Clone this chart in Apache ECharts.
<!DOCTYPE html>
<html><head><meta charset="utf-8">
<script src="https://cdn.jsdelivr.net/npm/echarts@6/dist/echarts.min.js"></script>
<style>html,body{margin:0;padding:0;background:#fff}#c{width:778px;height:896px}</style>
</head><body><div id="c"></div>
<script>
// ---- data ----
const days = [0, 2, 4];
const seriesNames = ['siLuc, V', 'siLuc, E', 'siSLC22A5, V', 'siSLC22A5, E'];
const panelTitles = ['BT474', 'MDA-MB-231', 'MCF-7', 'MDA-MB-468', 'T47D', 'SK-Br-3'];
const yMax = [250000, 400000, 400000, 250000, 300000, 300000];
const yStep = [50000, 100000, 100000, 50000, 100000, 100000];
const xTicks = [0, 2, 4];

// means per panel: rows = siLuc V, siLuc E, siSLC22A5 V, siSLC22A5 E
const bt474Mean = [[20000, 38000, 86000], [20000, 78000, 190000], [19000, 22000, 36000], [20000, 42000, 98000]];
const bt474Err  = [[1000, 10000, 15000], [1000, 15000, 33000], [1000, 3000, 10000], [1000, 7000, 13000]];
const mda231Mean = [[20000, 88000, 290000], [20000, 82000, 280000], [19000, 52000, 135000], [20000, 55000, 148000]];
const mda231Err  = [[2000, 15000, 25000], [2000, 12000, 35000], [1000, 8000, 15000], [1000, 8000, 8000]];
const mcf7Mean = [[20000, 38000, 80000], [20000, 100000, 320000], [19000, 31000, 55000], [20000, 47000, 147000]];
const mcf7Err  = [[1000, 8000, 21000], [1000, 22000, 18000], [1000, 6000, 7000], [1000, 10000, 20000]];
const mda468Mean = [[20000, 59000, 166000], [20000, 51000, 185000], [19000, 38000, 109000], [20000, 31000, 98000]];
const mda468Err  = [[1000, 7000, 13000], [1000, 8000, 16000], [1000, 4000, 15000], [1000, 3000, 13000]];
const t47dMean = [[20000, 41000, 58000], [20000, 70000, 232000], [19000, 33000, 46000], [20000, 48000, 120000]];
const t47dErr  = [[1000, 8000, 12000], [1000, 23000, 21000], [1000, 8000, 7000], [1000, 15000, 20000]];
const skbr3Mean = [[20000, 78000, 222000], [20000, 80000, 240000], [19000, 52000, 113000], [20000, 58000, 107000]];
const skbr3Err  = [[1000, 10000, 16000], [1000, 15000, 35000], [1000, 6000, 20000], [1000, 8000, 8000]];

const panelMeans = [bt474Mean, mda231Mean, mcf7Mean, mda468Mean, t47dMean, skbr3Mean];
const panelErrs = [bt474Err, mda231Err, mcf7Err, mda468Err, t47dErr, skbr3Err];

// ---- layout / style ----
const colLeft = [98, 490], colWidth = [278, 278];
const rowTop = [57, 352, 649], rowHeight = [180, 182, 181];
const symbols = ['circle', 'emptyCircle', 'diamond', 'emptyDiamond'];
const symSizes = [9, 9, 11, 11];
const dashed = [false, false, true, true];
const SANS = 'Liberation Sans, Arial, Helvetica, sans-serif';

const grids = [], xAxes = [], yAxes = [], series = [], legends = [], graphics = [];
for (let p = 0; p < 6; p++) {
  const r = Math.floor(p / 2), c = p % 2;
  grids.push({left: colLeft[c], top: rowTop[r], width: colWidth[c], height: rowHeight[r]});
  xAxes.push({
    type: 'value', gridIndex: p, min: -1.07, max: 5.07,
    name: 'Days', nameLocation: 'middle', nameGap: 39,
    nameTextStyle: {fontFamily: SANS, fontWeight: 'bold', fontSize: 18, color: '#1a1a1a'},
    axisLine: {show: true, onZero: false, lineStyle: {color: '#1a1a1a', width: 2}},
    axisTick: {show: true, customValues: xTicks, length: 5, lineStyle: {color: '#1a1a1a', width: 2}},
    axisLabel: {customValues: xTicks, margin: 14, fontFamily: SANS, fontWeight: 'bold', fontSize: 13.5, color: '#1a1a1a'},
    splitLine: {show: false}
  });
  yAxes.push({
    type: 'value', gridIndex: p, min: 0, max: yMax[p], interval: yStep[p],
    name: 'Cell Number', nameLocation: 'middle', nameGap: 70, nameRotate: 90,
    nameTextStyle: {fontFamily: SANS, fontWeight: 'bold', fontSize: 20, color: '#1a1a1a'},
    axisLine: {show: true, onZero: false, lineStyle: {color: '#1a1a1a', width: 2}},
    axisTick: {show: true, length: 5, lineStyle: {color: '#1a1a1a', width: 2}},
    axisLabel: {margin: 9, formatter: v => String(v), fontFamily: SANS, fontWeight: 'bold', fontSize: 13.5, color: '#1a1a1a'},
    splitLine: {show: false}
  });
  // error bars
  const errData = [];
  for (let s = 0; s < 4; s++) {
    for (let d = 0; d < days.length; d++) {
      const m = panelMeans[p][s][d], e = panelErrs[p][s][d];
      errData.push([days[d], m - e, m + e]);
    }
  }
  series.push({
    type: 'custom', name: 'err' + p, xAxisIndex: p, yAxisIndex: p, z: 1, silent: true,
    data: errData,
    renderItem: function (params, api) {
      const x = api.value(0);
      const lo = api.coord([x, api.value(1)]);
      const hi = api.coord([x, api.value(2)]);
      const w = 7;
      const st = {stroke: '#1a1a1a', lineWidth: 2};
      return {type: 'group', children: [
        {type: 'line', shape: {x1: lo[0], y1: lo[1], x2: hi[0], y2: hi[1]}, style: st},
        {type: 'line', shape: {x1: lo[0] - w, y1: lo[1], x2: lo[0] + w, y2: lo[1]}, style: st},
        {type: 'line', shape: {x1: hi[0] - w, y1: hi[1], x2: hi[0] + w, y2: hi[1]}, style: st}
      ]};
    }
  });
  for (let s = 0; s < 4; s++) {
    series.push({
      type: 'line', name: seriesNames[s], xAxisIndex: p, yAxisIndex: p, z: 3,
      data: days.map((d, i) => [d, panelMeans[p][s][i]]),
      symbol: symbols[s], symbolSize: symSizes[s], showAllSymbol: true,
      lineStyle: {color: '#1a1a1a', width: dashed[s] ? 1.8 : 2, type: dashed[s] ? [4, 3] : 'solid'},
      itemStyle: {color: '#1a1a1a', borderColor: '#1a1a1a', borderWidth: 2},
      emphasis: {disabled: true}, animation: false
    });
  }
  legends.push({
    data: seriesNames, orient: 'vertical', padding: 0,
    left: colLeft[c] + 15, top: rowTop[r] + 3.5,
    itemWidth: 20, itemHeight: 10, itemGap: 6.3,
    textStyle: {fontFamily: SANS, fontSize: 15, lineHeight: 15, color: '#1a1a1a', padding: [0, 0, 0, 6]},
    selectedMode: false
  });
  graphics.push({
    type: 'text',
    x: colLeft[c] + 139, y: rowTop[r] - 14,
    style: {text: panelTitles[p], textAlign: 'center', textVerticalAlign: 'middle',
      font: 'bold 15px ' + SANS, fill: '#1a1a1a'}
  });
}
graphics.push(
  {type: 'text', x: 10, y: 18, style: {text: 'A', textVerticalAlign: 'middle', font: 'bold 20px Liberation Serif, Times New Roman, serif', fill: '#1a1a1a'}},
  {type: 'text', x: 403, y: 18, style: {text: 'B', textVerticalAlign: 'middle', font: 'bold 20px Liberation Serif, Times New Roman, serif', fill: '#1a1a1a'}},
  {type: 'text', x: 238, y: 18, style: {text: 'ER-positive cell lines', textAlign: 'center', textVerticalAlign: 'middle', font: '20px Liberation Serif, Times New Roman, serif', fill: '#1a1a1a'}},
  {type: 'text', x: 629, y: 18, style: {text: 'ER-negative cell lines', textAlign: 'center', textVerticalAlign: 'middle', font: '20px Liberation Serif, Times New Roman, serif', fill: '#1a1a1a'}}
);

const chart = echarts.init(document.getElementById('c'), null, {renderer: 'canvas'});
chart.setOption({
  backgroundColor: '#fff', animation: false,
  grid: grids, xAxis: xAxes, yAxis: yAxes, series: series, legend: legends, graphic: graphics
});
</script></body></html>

--

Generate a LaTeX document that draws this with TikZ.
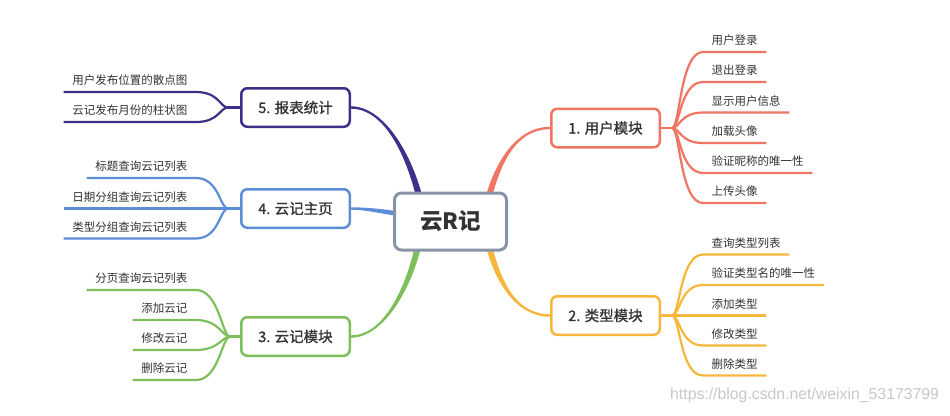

==

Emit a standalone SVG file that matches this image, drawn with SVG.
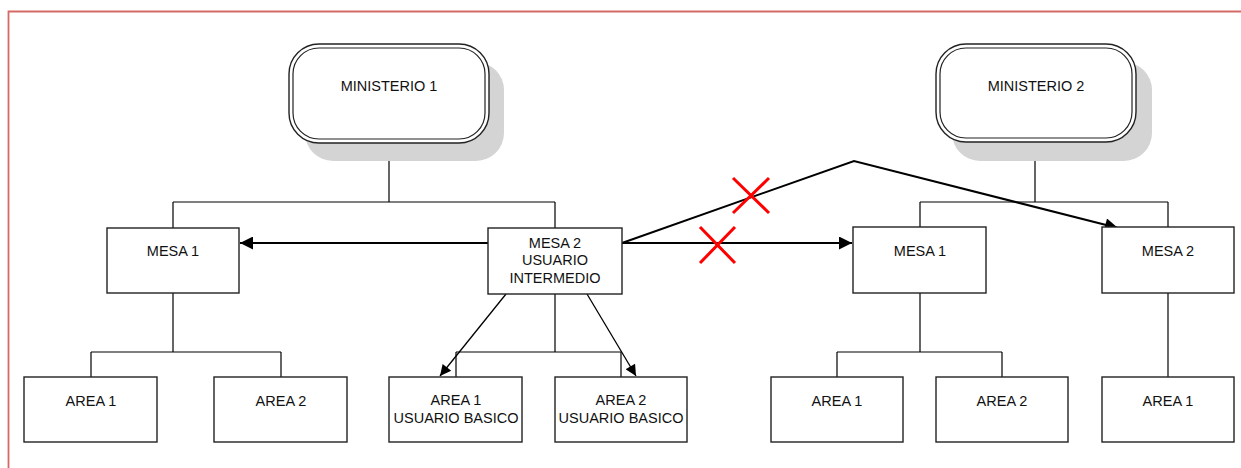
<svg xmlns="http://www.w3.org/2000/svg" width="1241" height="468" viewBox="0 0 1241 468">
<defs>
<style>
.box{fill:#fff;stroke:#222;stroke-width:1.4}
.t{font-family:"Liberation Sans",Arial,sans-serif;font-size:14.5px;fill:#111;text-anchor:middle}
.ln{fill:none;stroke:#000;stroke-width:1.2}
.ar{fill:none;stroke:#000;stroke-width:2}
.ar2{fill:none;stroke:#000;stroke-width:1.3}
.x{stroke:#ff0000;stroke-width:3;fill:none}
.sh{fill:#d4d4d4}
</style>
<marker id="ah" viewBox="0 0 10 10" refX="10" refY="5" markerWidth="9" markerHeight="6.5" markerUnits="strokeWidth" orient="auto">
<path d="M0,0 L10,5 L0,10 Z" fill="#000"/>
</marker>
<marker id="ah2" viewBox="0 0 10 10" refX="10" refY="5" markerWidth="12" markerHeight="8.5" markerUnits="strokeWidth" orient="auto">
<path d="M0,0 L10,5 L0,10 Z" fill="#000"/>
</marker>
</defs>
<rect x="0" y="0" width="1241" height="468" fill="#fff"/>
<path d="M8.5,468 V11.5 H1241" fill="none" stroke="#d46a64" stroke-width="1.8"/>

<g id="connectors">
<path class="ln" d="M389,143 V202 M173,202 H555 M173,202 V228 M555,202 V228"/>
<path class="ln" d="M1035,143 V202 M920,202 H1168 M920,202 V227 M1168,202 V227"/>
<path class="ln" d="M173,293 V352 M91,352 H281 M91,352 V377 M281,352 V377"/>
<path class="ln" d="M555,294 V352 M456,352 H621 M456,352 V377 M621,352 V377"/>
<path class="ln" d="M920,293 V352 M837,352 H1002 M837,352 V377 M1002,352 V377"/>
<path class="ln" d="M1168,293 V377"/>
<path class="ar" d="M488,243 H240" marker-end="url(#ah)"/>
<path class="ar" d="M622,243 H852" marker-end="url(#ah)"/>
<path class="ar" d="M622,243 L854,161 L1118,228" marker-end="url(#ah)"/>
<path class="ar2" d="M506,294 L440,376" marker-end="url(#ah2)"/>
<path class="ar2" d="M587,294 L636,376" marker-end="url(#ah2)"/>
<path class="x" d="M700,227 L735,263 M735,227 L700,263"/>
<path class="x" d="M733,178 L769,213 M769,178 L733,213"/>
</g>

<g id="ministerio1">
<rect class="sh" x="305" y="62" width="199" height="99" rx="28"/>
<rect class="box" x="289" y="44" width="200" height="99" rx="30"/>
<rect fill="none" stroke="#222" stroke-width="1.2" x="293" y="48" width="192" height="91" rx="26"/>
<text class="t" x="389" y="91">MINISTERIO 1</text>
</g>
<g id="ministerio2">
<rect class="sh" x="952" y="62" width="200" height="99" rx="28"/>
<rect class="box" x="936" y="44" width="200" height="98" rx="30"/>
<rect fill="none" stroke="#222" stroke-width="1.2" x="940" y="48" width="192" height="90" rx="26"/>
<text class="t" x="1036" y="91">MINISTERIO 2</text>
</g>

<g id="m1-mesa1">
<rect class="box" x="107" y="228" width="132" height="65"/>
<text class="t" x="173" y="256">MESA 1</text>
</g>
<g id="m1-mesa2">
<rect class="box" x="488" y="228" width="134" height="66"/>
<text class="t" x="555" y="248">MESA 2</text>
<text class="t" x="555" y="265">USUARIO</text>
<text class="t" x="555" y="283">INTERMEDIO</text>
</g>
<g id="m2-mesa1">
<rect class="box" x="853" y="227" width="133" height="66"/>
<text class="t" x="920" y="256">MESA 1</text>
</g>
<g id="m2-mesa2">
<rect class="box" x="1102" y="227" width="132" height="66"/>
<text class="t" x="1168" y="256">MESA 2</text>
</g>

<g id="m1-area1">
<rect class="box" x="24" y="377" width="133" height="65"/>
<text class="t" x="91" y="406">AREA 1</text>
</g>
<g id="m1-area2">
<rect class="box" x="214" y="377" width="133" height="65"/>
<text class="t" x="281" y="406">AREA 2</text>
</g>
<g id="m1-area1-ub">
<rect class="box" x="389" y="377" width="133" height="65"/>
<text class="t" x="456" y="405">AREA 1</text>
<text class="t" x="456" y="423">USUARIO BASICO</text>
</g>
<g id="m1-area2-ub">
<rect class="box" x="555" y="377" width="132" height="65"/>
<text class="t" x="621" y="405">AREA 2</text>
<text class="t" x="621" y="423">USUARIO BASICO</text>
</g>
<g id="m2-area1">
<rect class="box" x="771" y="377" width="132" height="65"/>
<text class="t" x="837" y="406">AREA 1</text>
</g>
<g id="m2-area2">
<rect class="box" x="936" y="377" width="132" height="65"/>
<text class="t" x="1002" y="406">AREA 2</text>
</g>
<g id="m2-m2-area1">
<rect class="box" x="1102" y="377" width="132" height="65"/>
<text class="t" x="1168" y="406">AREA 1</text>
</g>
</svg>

EXERCISE DETAILS :: Gather each line from the entries above that includes the word "document".

ANSWER TO THE TASK ::
const chart = echarts.init(document.getElementById('c'), null, {renderer: 'canvas'});
Generate a LaTeX document that draws this with TikZ.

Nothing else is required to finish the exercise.